Replies to: Is Cornell really that stressful/depressing?

  • CU123CU123 Registered User Posts: 1,306 Senior Member
    Cornell is consistently ranked as the most difficult school which has an affect on the happiness of the students attending it.
  • preppedparentpreppedparent Registered User Posts: 2,364 Senior Member
    It doesn't get a lot of sunshine in the winter, so Ithaca can be gloomy, but it has so much to offer.
  • monydadmonydad Registered User Posts: 7,485 Senior Member
    edited June 11
    re #1, though the handle + posting here might suggest otherwise, it is my understanding that @CU123 is not a Cornell student. Correct? I think it might help OP to understand this.

    One can "read stuff", and then again one can actually experience it for themselves.
    For a more "hands on" opinion, based on actual experience, we have, for one, my D2, who transferred to Cornell from a "good" LAC. She found the work demands to be basically the same. Based on her experience you should expect the workload to be commensurate with other "good colleges".

    Albeit some years ago, there is a CC moderator who attended both the schools in question and has posted that the academic levels and work expectations were essentially the same.

    Science and engineering majors will likely be tougher though. At all "good schools, basically.

    Personally I found things depressing when I was not doing well, socially or academically. When I was doing well, socially or academically, it was quite non-depressing. The same would likely have been the case anywhere.I found it uplifting , actually, when I would walk to campus on a nice fall or spring day and look around at the natural beauty that surrounded me.
  • monydadmonydad Registered User Posts: 7,485 Senior Member
    edited June 11
    Re; "really understand the culture:

    You can also read the posts of "Life on the Hill" student bloggers, to get some more flavor.
  • CU123CU123 Registered User Posts: 1,306 Senior Member
    @monydad yes a single anecdotal person should be the source of knowledge for Cornell vs polls of many Cornell students.
  • ALAL Registered User Posts: 123 Junior Member
    edited June 12
    I just finished my first year at Cornell; at the very least I can give you my thoughts.
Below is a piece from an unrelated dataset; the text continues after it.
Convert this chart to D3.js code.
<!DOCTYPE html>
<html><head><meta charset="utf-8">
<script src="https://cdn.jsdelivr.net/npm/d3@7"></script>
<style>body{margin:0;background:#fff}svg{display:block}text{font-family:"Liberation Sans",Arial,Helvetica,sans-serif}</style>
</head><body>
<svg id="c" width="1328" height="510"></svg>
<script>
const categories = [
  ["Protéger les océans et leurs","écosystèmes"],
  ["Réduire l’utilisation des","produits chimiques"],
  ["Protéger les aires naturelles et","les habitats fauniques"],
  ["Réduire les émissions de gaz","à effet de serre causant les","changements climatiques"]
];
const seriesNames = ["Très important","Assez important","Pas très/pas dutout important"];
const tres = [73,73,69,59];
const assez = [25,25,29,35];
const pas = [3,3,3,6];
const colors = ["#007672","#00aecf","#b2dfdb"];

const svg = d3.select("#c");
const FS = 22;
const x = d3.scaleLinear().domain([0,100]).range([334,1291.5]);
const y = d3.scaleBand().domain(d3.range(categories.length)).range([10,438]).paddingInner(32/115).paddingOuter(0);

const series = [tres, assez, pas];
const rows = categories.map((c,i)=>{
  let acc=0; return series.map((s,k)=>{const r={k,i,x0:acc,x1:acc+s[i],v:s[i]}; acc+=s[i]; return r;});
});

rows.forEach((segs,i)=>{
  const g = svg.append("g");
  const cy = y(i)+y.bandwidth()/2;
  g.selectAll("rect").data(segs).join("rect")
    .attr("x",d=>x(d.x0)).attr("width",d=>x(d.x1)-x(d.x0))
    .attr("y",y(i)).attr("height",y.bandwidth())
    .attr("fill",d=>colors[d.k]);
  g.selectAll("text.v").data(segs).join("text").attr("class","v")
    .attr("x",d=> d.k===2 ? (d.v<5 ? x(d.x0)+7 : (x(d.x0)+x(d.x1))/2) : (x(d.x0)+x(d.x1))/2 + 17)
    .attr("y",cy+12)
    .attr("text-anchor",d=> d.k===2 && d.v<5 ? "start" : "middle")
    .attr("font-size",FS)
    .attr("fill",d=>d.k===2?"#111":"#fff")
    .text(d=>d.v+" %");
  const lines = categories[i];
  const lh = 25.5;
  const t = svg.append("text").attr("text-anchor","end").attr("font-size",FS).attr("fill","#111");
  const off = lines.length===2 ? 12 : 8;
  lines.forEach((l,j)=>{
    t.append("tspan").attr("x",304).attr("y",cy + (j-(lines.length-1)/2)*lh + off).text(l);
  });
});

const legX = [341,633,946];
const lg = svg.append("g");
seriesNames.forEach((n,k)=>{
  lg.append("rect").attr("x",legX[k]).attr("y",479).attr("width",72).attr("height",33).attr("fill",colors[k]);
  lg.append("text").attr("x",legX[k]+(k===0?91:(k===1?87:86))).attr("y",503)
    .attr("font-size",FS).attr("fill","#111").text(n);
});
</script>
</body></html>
    Was it academically challenging?
    Yes. Most of my free time was spent with friends and neighbors, as well as some clubs (NGO-oriented ones). The rest of my time was spent on homework (which included some really late nights and rushed jobs). I didn't spend time partying or drinking as I've never been into that sort of thing (but alcohol and mj were pretty common on campus, which I assume is the case on most campuses). I slacked off my first semester there, but I bounced back in the spring and my GPA is doing pretty well.

    Did I get depressed from seasonal affect?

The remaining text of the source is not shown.